Think back to the overfit regression model in the previous notebook. How might the curse of dimensionality make the overfitting problem worse? Why are deep neural networks especially problematic in this regard?

create_answer_box("How might THE CURSE OF DIMENSIONALITY pose a problem for real-world tasks like computer vision for autonomous driving?", "04-02")

How might THE CURSE OF DIMENSIONALITY pose a problem for real-world tasks like computer vision for autonomous driving?

Fake high-dimensional data#

# set random seeds for reproducibility
torch.manual_seed(355)
np.random.seed(355)

# this dataset is a lot bigger, so we're going to switch over to gpu
# pytorch makes this easy
device = torch.device('cuda')

# make some non-linear, fake data
n_samples = 100_000
n_test = 20_000
n_dims = 1_000

w1 = torch.randn(n_dims, 128)
w2 = torch.randn(128)
b1 = torch.randn(128)
b2 = torch.randn(1)
noise = 1 * torch.randn(n_samples)

X = torch.randn(n_samples, n_dims)
y = torch.tanh(X @ w1 + b1) @ w2 + b2 + noise

# move to gpu:
X = X.to(device)
y = y.to(device)

X.shape, y.shape

(torch.Size([100000, 1000]), torch.Size([100000]))

Splitting into train/test#

# train/test split
X_train, X_test = X[:-n_test], X[-n_test:]
y_train, y_test = y[:-n_test], y[-n_test:]

(X_train.shape, y_train.shape), (X_test.shape, y_test.shape)

((torch.Size([80000, 1000]), torch.Size([80000])),
 (torch.Size([20000, 1000]), torch.Size([20000])))

Fitting a model#

# helper function for training/evaluation
def train_and_test_highdim(model, num_epochs=1000, reporting_interval=100):

    # create our optimizer object and tell it about the parameters in our model
    optimizer = optim.Adam(model.parameters(), lr=0.001)

    # how many times to update the model based on the available data
    epoch_ls = []
    train_losses = []
    test_losses = []
    for i in range(num_epochs):
        optimizer.zero_grad()

        y_hat = model(X_train).squeeze()
        loss = torch.mean((y_hat - y_train)**2)

        # update the model
        loss.backward() # gradient computation
        optimizer.step()  # weight updates

        if i % reporting_interval == 0:
            
            # Evaluate on test data
            # turn off gradient tracking for this step:
            with torch.no_grad():
                y_hat = model(X_test).squeeze()
                test_loss = torch.mean((y_hat - y_test)**2)
                
            print(f"Epoch {str(i+1).zfill(5)}", end='\r')
            
            epoch_ls.append(i)
            train_losses.append(loss.detach().item())
            test_losses.append(test_loss.item())
            
    plt.plot(epoch_ls, train_losses, label='train')
    plt.plot(epoch_ls, test_losses, label='test')
    plt.grid()
    plt.legend()
    plt.xlabel('Epoch')
    plt.ylabel('MSE Loss')

# This architecture is intentionally designed to overfit
model =  nn.Sequential(
    nn.Linear(in_features = n_dims, out_features = 128),
    nn.Tanh(),
    nn.Linear(128,128),
    nn.Tanh(),
    nn.Linear(128,64),
    nn.Tanh(),
    nn.Linear(64,50),
    nn.Tanh(),
    nn.Linear(50,1)
)

# move model to gpu:
model = model.to(device)

train_and_test_highdim(model, 2000, 1)

Epoch 02000

../_images/f443848c54fa51a41bf7d7ff3c855ccf33ac36be9dd3d90a5e15eca2752b9292.png

Question

Why does the plot look like that?

create_answer_box("Based on what you see in the plot, how could we avoid overfitting in this case?", "04-03")

Based on what you see in the plot, how could we avoid overfitting in this case?

😅 EXERCISE 😅

Using the code cell below, designed and test a biased model (which UNDERFITS rather than overfits).
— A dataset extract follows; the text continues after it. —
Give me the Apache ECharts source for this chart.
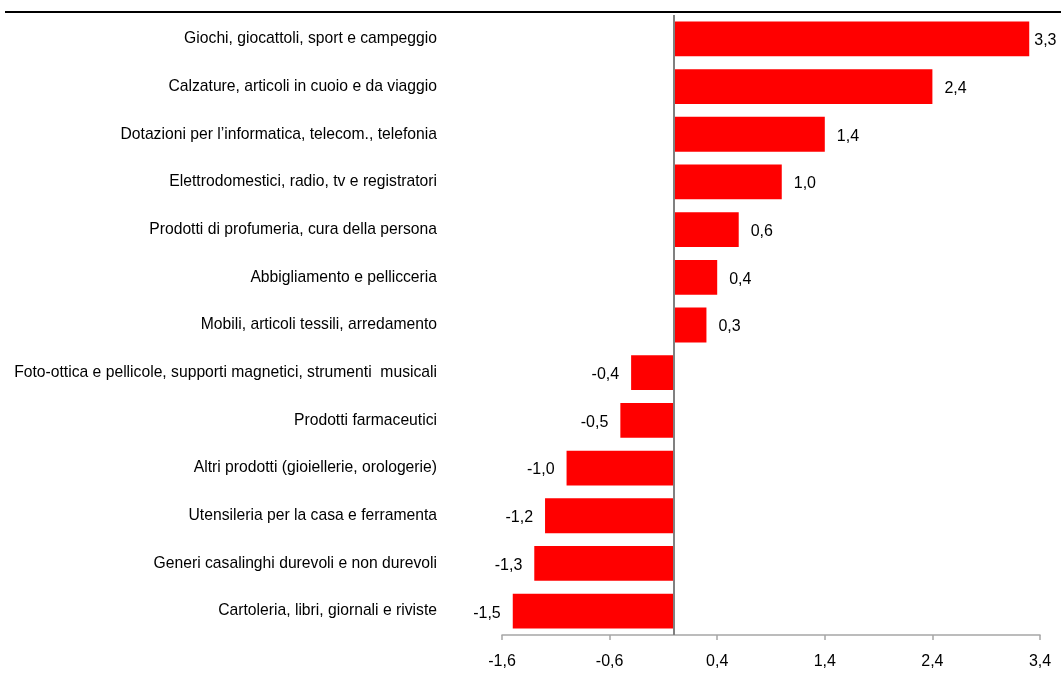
<!DOCTYPE html>
<html>
<head>
<meta charset="utf-8">
<script src="https://cdn.jsdelivr.net/npm/echarts@6/dist/echarts.min.js"></script>
<style>
  html, body { margin: 0; padding: 0; background: #fff; }
  #myChart { width: 1061px; height: 694px; }
</style>
</head>
<body>
<div id="myChart"></div>
<script>
// categorie, dall'alto verso il basso
const categories = [
  "Giochi, giocattoli, sport e campeggio",
  "Calzature, articoli in cuoio e da viaggio",
  "Dotazioni per l\u2019informatica, telecom., telefonia",
  "Elettrodomestici, radio, tv e registratori",
  "Prodotti di profumeria, cura della persona",
  "Abbigliamento e pellicceria",
  "Mobili, articoli tessili, arredamento",
  "Foto-ottica e pellicole, supporti magnetici, strumenti  musicali",
  "Prodotti farmaceutici",
  "Altri prodotti (gioiellerie, orologerie)",
  "Utensileria per la casa e ferramenta",
  "Generi casalinghi durevoli e non durevoli",
  "Cartoleria, libri, giornali e riviste"
];
const values = [3.3, 2.4, 1.4, 1.0, 0.6, 0.4, 0.3, -0.4, -0.5, -1.0, -1.2, -1.3, -1.5];
const xTicks = [-1.6, -0.6, 0.4, 1.4, 2.4, 3.4];

const FONT = "'Liberation Sans', Arial, sans-serif";
const fmt = (v) => Number(v).toFixed(1).replace(".", ",");

const chart = echarts.init(document.getElementById("myChart"));
const option = {
  animation: false,
  grid: { left: 502, right: 21, top: 15, bottom: 59 },
  xAxis: {
    type: "value",
    min: xTicks[0],
    max: xTicks[xTicks.length - 1],
    interval: 1,
    axisLine: { show: true, lineStyle: { color: "#a6a6a6", width: 1.5 } },
    axisTick: { show: true, length: 5, lineStyle: { color: "#a6a6a6", width: 1.5 } },
    splitLine: { show: false },
    axisLabel: {
      color: "#000",
      fontFamily: FONT,
      fontSize: 16,
      margin: 19,
      formatter: (v) => fmt(v),
    },
  },
  yAxis: {
    type: "category",
    inverse: true,
    data: categories,
    axisLine: { show: false },
    axisTick: { show: false },
    axisLabel: {
      color: "#000",
      fontFamily: FONT,
      fontSize: 15.7,
      margin: 65,
      lineHeight: 22,
      padding: [6, 0, 0, 0],
    },
  },
  series: [
    {
      type: "bar",
      barCategoryGap: "27%",
      itemStyle: { color: "#ff0000" },
      data: values.map((v) => ({
        value: v,
        // l'etichetta della barra più lunga sta più vicina per non uscire dal bordo
        label: { position: v >= 0 ? "right" : "left", distance: v > 3 ? 5 : 12 },
      })),
      label: {
        show: true,
        distance: 12,
        color: "#000",
        fontFamily: FONT,
        fontSize: 16,
        offset: [0, 2],
        formatter: (p) => fmt(p.value),
      },
      markLine: {
        silent: true,
        symbol: "none",
        label: { show: false },
        lineStyle: { color: "#808080", width: 2, type: "solid" },
        data: [{ xAxis: 0 }],
      },
    },
  ],
  graphic: [
    {
      type: "line",
      shape: { x1: 5, y1: 12, x2: 1061, y2: 12 },
      style: { stroke: "#000", lineWidth: 2 },
    },
  ],
};
chart.setOption(option);
</script>
</body>
</html>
How do the training curves differ?

# model = your biased model goes here

# model = model.to(device)

# train_and_test_highdim(model, 2000, 1)

create_answer_box("Please describe the relationship between the train and test curves for your biased model. How does this compare to the previous model?", "04-04")

Please describe the relationship between the train and test curves for your biased model. How does this compare to the previous model?

create_answer_box("Please copy/paste the code for your biased model here.", "04-05")

Please copy/paste the code for your biased model here.

Summing up high dimensional data#

Overfitting problems become much worse for high-dimensional data due to the curse of dimensionality
To test for overfitting, it is critical to evaluate your model on different data than you used to train your model
Much of the technical progress in deep learning over the last decade can be viewed as better ways to prevent overfitting.

The significance of the challenge of overfitting for deep learning cannot be overstated!